Las iglesias cristianas han montado un negocio estable a base de vender el paraíso en el futuro a cambio del sufrimiento en el presente. Hay varias formas de asegurarse la felicidad postmortem: las limosnas, las donaciones, la compra de bulas o el sometimiento a los poderes establecidos. A lo largo de los siglos, la relación entre los poderosos del mundo y de la carne y los poderosos del espíritu ha sido fructífera para ambos. Los segundos han convencido a los explotados de que la obediencia y la sumisión formaban parte del camino hacia una vida eterna esplendorosa. A cambio, los eclesiásticos recibían prebendas, quedaban exentos de impuestos o podían inmatricular edificios a granel y vivir como obispos, a mayor gloria de Dios. Otras religiones prometen un paraíso con hasta 72 huríes perfectamente vírgenes, si se siguen al pie de la letra las directrices de los encargados de leer los libros de instrucciones para la vida (el Corán, pero también la Biblia) que unos señores dicen que les inspiró Dios y ellos interpretan. A estas alturas, qué Dios ya poco importa.

Como el sistema funciona, algunos políticos se han decidido a copiarlo. El independentismo lleva tiempo asegurando que el paraíso está en la independencia. Y a sus próceres les va casi tan bien como a los de la iglesia.

La última promesa de unos y de otros ha sido el futuro del aeropuerto de Barcelona. Va a ser la repanocha o más, si cabe. En materia ecológica, si ganan los inmovilistas; en servicios y vuelos, si vencen los desarrollistas. En cualquier caso, ambos tienen algo en común: la felicidad está en el futuro. Que el presente sea un desastre es un asunto menor para unos y para otros.

Los aeropuertos son lugares horribles. Las personas llegan allí como ciudadanos de pleno derecho y se convierten, apenas cruzar las puertas, en súbditos. Y no súbditos de grandes poderes sino de cualquiera que lleve un uniforme, aunque esté arrugado. Se le puede ordenar que haga cualquier cosa y ¡ay del que se resista!

No hace mucho un lector de estas páginas decidió volar a una ciudad europea. En este caso, con Vueling. Hora del vuelo, 10.50. Llegó a las ocho de la mañana para el embarque y había ya una cola considerable. Tan considerable que facturar la maleta le supuso 50 minutos de espera. Tuvo tiempo suficiente como para comprobar que había 15 mostradores de facturación. Dos de ellos estaban dedicados a los pasajeros preferentes; tres, a los que llegaban tarde y necesitaban facturar con urgencia.
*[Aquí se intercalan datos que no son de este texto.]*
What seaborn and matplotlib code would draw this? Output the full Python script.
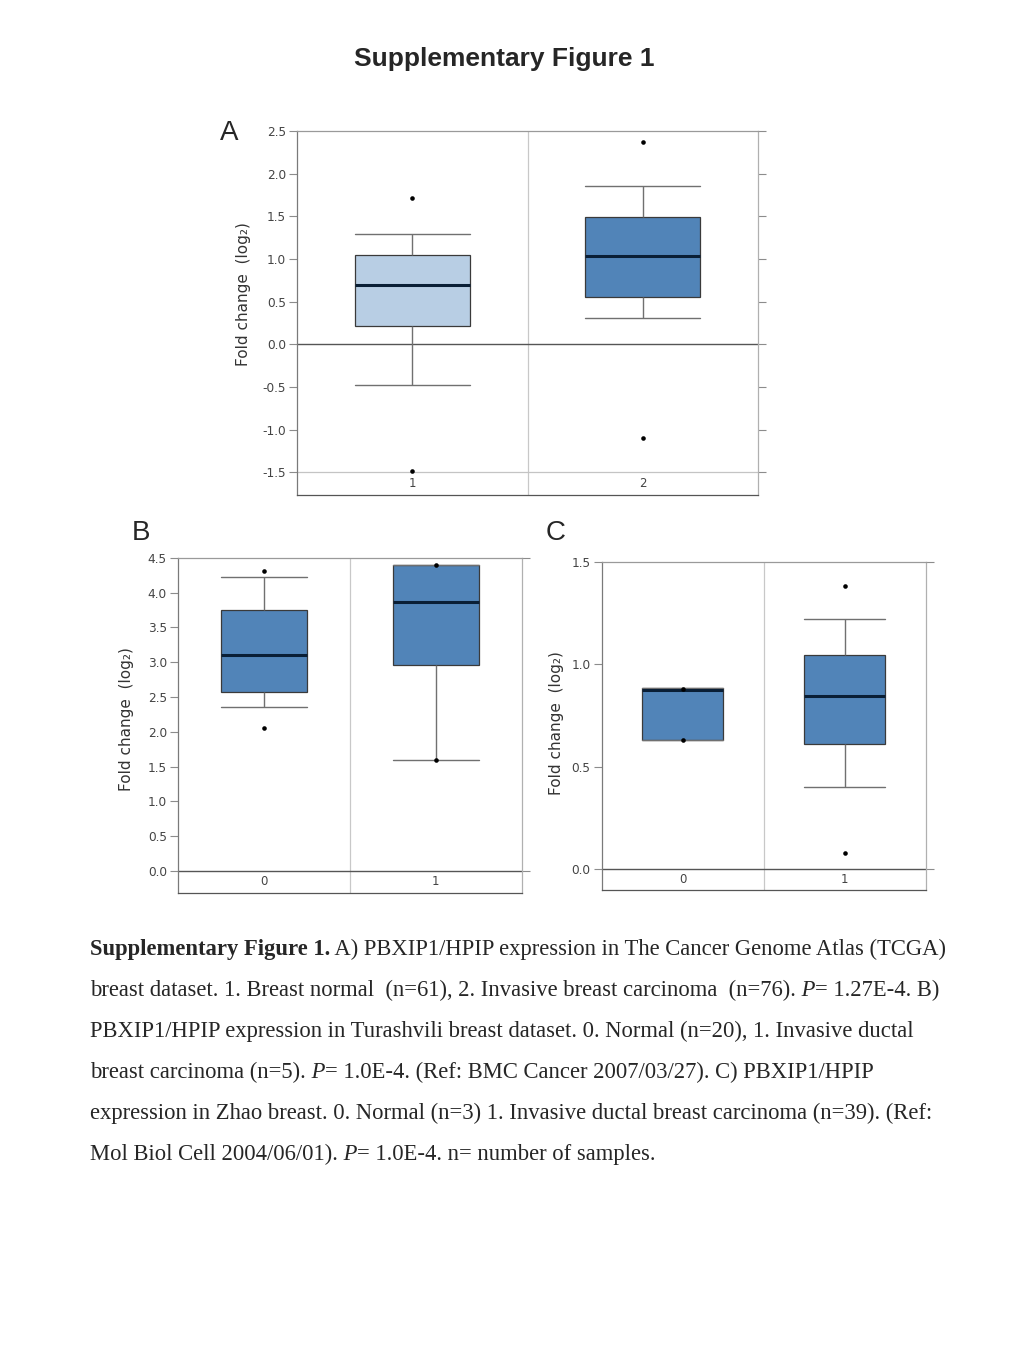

Los cinco estaban ocupados por empleados que, buena parte del tiempo, podían departir amigablemente porque nadie necesitaba esos servicios. De los otros 10 mostradores había exactamente dos en funcionamiento. En el resto: nadie. De modo que el lector supuso que su espera (el mal trato al que estaba siendo sometido) no tenía nada que ver con la capacidad del aeropuerto sino con una mala planificación. O buena, según el criterio que se utilice. Desde la perspectiva del usuario, un desastre; desde la de los beneficios de la empresa que presta el servicio (es una forma de hablar), un acierto total. ¿Sabe AENA que estas cosas pasan? ¿Puede hacer algo al respecto y tirar de las orejas, preferentemente con multas económicas, a la empresa que tiene la concesión?

El sufrido lector tuvo tiempo de acordarse de los 1.700 millones de euros previstos para las mejoras del aeropuerto de Barcelona. Y tuvo también tiempo suficiente para pensar que en el futuro, cuando igual ya se haya muerto, ese aeropuerto será una maravilla, pero en el presente es un valle de lágrimas.

Bien está que las iglesias sigan vendiendo parcelas en el cielo. Después de todo, comprarlas no es obligación de nadie. Pero en lo referente a los servicios públicos convendría empezar a hablar del presente y dejar el futuro para más adelante.